The jobs that took priority over garlic were harvesting the sweet potatoes and seeding cover crop. On Saturday night I got drip tape and plastic mulch out of the sweet potato beds so we could use the potato digger and dig the beds a second time, unearthing potatoes that got buried the first time. We had harvested some sweet potatoes last week but the yields were really terrible so we wondered if some potatoes were still buried. We switched the crew’s day off and had them come in Sunday. Ben double dug 11 beds of sweet potatoes revealing what we suspected: that about half of our crop was still in the ground! He left the potato collecting to us and went off to get 2,000 pounds of cover crop seeded.
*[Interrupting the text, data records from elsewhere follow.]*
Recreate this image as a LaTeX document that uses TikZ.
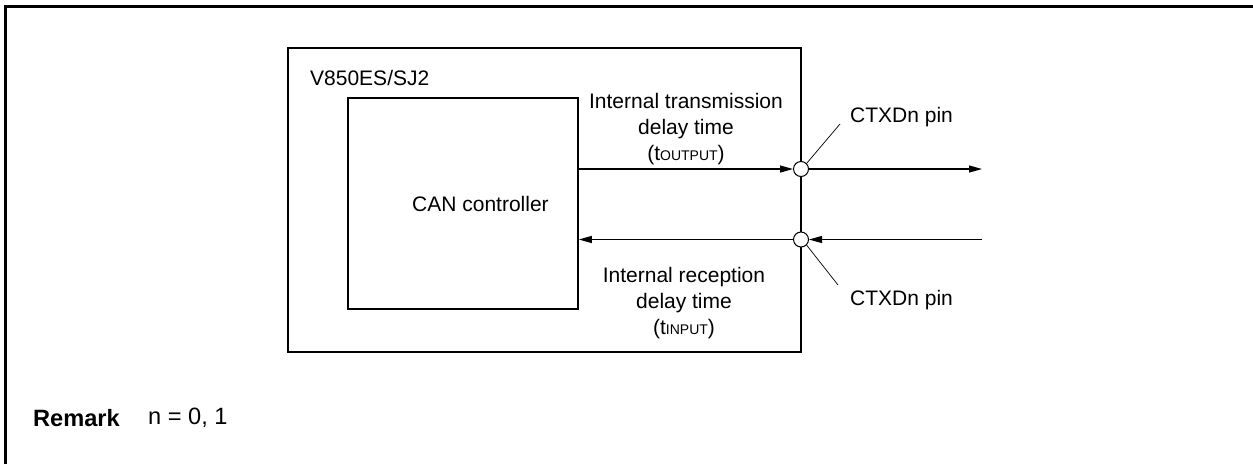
\documentclass[tikz,border=0pt]{standalone}
\usepackage{fontspec}
\setmainfont{Liberation Sans}
\usetikzlibrary{positioning,arrows.meta}

\newcommand{\subcap}[1]{{\fontsize{14}{14}\selectfont #1}}

\begin{document}
\begin{tikzpicture}[
    x=1pt, y=-1pt,
    font=\fontsize{21}{26}\selectfont,
    box/.style={draw, line width=1.6pt, inner sep=0pt},
    pinpt/.style={circle, draw, fill=white, line width=1pt, minimum size=15pt,
                  inner sep=0pt},
    lbl/.style={align=center, inner sep=0pt},
    sig/.style={-{Triangle[length=13pt, width=7pt]}, line width=1.2pt},
    lead/.style={line width=0.7pt},
  ]

  \useasboundingbox (0,0) rectangle (1253,464);

  % --- Page frame ---------------------------------------------------------
  \draw[line width=2.8pt] (5.5,464) -- (5.5,6.5) -- (1253,6.5);

  % --- Device and controller ----------------------------------------------
  \node[box, minimum width=513pt, minimum height=304pt] (chip) at (544.5,200) {};
  \node[lbl, anchor=west] (chipname) at (310,78) {V850ES/SJ2};
  \node[box, minimum width=230pt, minimum height=211pt] (can) at (463,203.5) {};
  \node[lbl] (canname) at (480.5,204) {CAN controller};

  % --- Pins ----------------------------------------------------------------
  \node[pinpt] (txpin) at (801,169) {};
  \node[pinpt] (rxpin) at (801,239.5) {};
  \coordinate (txout) at (982,169);
  \coordinate (rxin)  at (982,239.5);

  \node[lbl, anchor=west] (txname) at (850,117) {CTXDn pin};
  \node[lbl, anchor=west] (rxname) at (850,300) {CTXDn pin};

  % --- Delay labels --------------------------------------------------------
  \node[lbl] (txdelay) at (686,129)
    {Internal transmission\\delay time\\(t\subcap{OUTPUT})};
  \node[lbl] (rxdelay) at (684,303)
    {Internal reception\\delay time\\(t\subcap{INPUT})};

  % --- Remark --------------------------------------------------------------
  \node[lbl, anchor=west, font=\fontsize{23.6}{28}\selectfont\bfseries]
    (remark) at (33,418) {Remark};
  \node[lbl, anchor=west, font=\fontsize{23.6}{28}\selectfont]
    (remarktext) at (148,418) {n = 0, 1};

  % --- Signals -------------------------------------------------------------
  \draw[sig] (can.east |- txpin) -- (txpin.west);
  \draw[sig] (txpin.east) -- (txout);
  \draw[sig] (rxin) -- (rxpin.east);
  \draw[sig] (rxpin.west) -- (can.east |- rxpin);

  \draw[lead] (txpin.north east) -- (840,124);
  \draw[lead] (rxpin.south east) -- (838,285);

\end{tikzpicture}
\end{document}
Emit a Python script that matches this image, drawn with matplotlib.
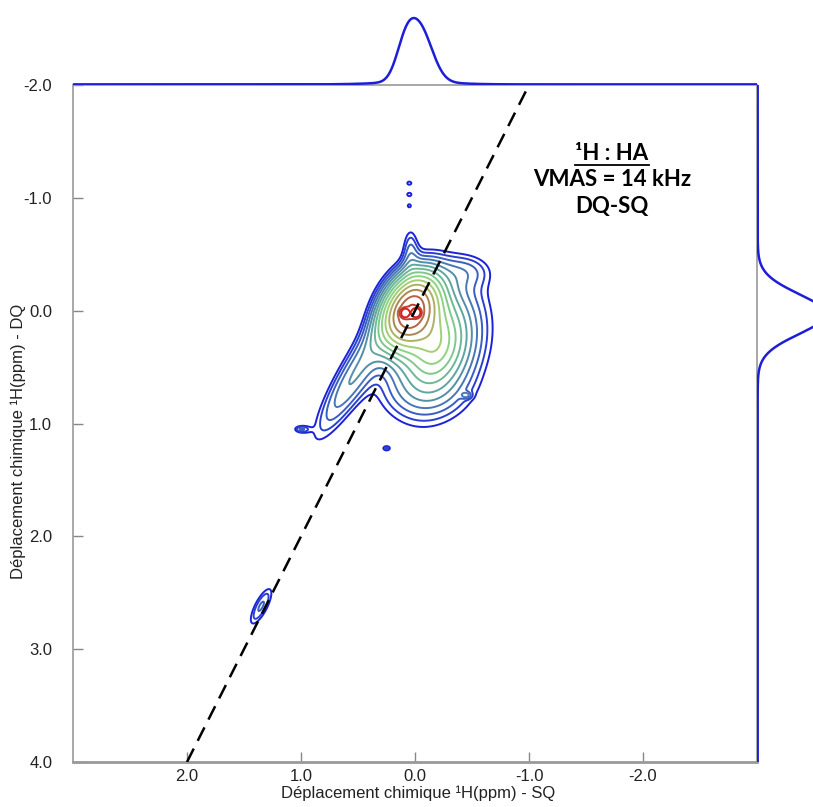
import numpy as np
import matplotlib
matplotlib.use("Agg")
import matplotlib.pyplot as plt
from matplotlib.lines import Line2D

# axis ranges (ppm)
sq_range = [3.0, -3.0]
dq_range = [4.0, -2.0]
sq_ticks = [2.0, 1.0, 0.0, -1.0, -2.0]
dq_ticks = [-2.0, -1.0, 0.0, 1.0, 2.0, 3.0, 4.0]

# 2D peak components read from the map: centre, widths (major/minor), tilt, height,
# line shape ('g' gaussian, 'e' exponential-tailed, 's' flat-topped)
peak_sq = [0.04, -0.18, 0.095, -0.015, 0.55, -0.05, 0.04, -0.45,
           0.05, 0.05, 0.05, 1.35, 0.25, 1.00, -0.45]
peak_dq = [0.00, 0.30, 0.02, 0.02, 0.60, 0.75, -0.55, -0.35,
           -1.13, -1.03, -0.93, 2.62, 1.22, 1.05, 0.75]
peak_wmaj = [0.21, 0.24, 0.04, 0.04, 0.45, 0.30, 0.15, 0.16,
             0.025, 0.025, 0.02, 0.16, 0.03, 0.05, 0.03]
peak_wmin = [0.14, 0.16, 0.04, 0.04, 0.10, 0.15, 0.05, 0.10,
             0.02, 0.02, 0.02, 0.05, 0.02, 0.025, 0.02]
peak_tilt = [65, 75, 0, 0, 60, 0, 90, 0, 0, 0, 0, 63, 0, 0, 0]
peak_amp = [0.75, 0.35, 0.20, 0.20, 0.10, 0.02, 0.05, 0.04,
            0.05, 0.05, 0.045, 0.07, 0.045, 0.06, 0.045]
peak_shape = ['g', 'e', 's', 's', 'g', 'g', 'g', 'g',
              'g', 'g', 'g', 'g', 'g', 'g', 'g']

contour_levels = [0.04, 0.052, 0.067, 0.086, 0.11, 0.14, 0.178, 0.225,
                  0.285, 0.36, 0.45, 0.56, 0.69, 0.82, 0.925]
contour_colors = ['#1c22d8', '#2a40cf', '#3a5ec2', '#4878b4', '#548fa9',
                  '#5fa5a0', '#6db897', '#7fc98c', '#8fd382', '#a3cf74',
                  '#acb263', '#ad8752', '#b56443', '#c33c30', '#d42020']

# 1D projections (external spectra): centre, width, height
top_pos = [-0.04, 0.09, 0.0]
top_width = [0.11, 0.08, 0.30]
top_amp = [0.85, 0.42, 0.04]
right_pos = [0.03]
right_width = [0.178]
right_amp = [1.0]

# DQ = 2 x SQ diagonal
diag_sq = [2.0, -1.0]
diag_dq = [4.0, -2.0]

# grid and field
sq = np.linspace(3.0, -3.0, 800)
dq = np.linspace(-2.0, 4.0, 800)
X, Y = np.meshgrid(sq, dq)
Z = np.zeros_like(X)
for x0, y0, a, b, t, h, kind in zip(peak_sq, peak_dq, peak_wmaj, peak_wmin,
                                    peak_tilt, peak_amp, peak_shape):
    th = np.radians(t)
    dx, dy = X - x0, Y - y0
    u = dx * np.cos(th) + dy * np.sin(th)
    v = -dx * np.sin(th) + dy * np.cos(th)
    q = u**2 / a**2 + v**2 / b**2
    if kind == 'e':
        Z += h * np.exp(1.0 - np.sqrt(1.0 + q))
    elif kind == 's':
        Z += h * np.exp(-0.5 * q**2)
    else:
        Z += h * np.exp(-0.5 * q)

top_spec = np.zeros_like(sq)
for p, w, h in zip(top_pos, top_width, top_amp):
    top_spec += h * np.exp(-0.5 * ((sq - p) / w) ** 2)
right_spec = np.zeros_like(dq)
for p, w, h in zip(right_pos, right_width, right_amp):
    right_spec += h * np.exp(-0.5 * ((dq - p) / w) ** 2)

W, H = 813, 807
fig = plt.figure(figsize=(W / 100, H / 100), dpi=100)
plt.rcParams['font.family'] = ['Liberation Sans', 'DejaVu Sans']

x0p, x1p, y0p, y1p = 73, 757, 85, 762
ax = fig.add_axes([x0p / W, 1 - y1p / H, (x1p - x0p) / W, (y1p - y0p) / H])
ax.contour(X, Y, Z, levels=contour_levels, colors=contour_colors, linewidths=1.4)
ax.plot(diag_sq, diag_dq, color='black', lw=1.8, dashes=(6, 3.5), zorder=5)
ax.set_xlim(sq_range)
ax.set_ylim(dq_range)
ax.set_xticks(sq_ticks)
ax.set_xticklabels([f"{v:.1f}" for v in sq_ticks])
ax.set_yticks(dq_ticks)
ax.set_yticklabels([f"{v:.1f}" for v in dq_ticks])
ax.tick_params(direction='in', length=7, width=1, color='#888888',
               labelsize=12, labelcolor='#222222')
ax.tick_params(axis='x', pad=5)
ax.tick_params(axis='y', pad=15)
for s in ax.spines.values():
    s.set_color('#999999')
    s.set_linewidth(1.2)
ax.spines['bottom'].set_linewidth(2)
ax.set_xlabel("Déplacement chimique \u00b9H(ppm) - SQ", fontsize=12, color='#222222')
ax.set_ylabel("Déplacement chimique \u00b9H(ppm) - DQ", fontsize=12, color='#222222')
ax.xaxis.set_label_coords(0.504, -0.035)
ax.yaxis.set_label_coords(-0.068, 0.473)

# top projection
axt = fig.add_axes([x0p / W, 1 - y0p / H, (x1p - x0p) / W, y0p / H])
axt.plot(sq, top_spec, color='#1e1ed8', lw=1.8)
axt.set_xlim(sq_range)
axt.set_ylim(-0.01, 1.35)
axt.axis('off')

# right projection (runs past the figure edge)
axr = fig.add_axes([x1p / W, 1 - y1p / H, 140 / W, (y1p - y0p) / H])
axr.plot(right_spec, dq, color='#1e1ed8', lw=1.8)
axr.set_ylim(dq_range)
axr.set_xlim(-0.01, 2.05)
axr.axis('off')

# annotation
tx = 612 / W
t1 = fig.text(tx, 1 - 153 / H, "\u00b9H : HA", ha='center', va='center',
              fontsize=16, fontweight='bold', family=['Lato', 'DejaVu Sans'])
fig.text(tx, 1 - 180 / H, "VMAS = 14 kHz", ha='center', va='center',
         fontsize=16, fontweight='bold', family=['Lato', 'DejaVu Sans'])
fig.text(tx, 1 - 207 / H, "DQ-SQ", ha='center', va='center',
         fontsize=16, fontweight='bold', family=['Lato', 'DejaVu Sans'])
fig.canvas.draw()
bb = t1.get_window_extent()
fig.add_artist(Line2D([bb.x0 / W, bb.x1 / W], [(bb.y0 - 1) / H, (bb.y0 - 1) / H],
                      color='black', lw=1.3, transform=fig.transFigure))

fig.savefig("out.png", dpi=100)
Seeding winter rye and hairy vetch over 12 acres before the rain was huge. This practice is crucial to soil building and having productive crops. We’re setting ourselves up for success next season. Ben finished seeding with the cone spreader at dusk. We gathered the final bed of sweet potatoes by tractor light. By barn light I moved 1,000 lbs of sweet potatoes from the trailer to the storage room and by tractor light Ben lightly disced over the 12 acres he seeded to bury the seeds for good germination. It felt so good to have a truck full of empty seed sacks at the end of the day. It also felt good (or as good as a back ache can feel) to have collected 33 more bins of sweet potatoes. (By the way, the sweet potatoes now cure to sweeten up and will be in the final 2 boxes)
We (barely) stayed on top of family duties as well, squeezing a birthday party and Cub Scout obligation into the weekend. And we managed to remember halfway through Saturday that it was our wedding anniversary! We’re in the final push, eager for a break, but also determined to close out the season in good condition.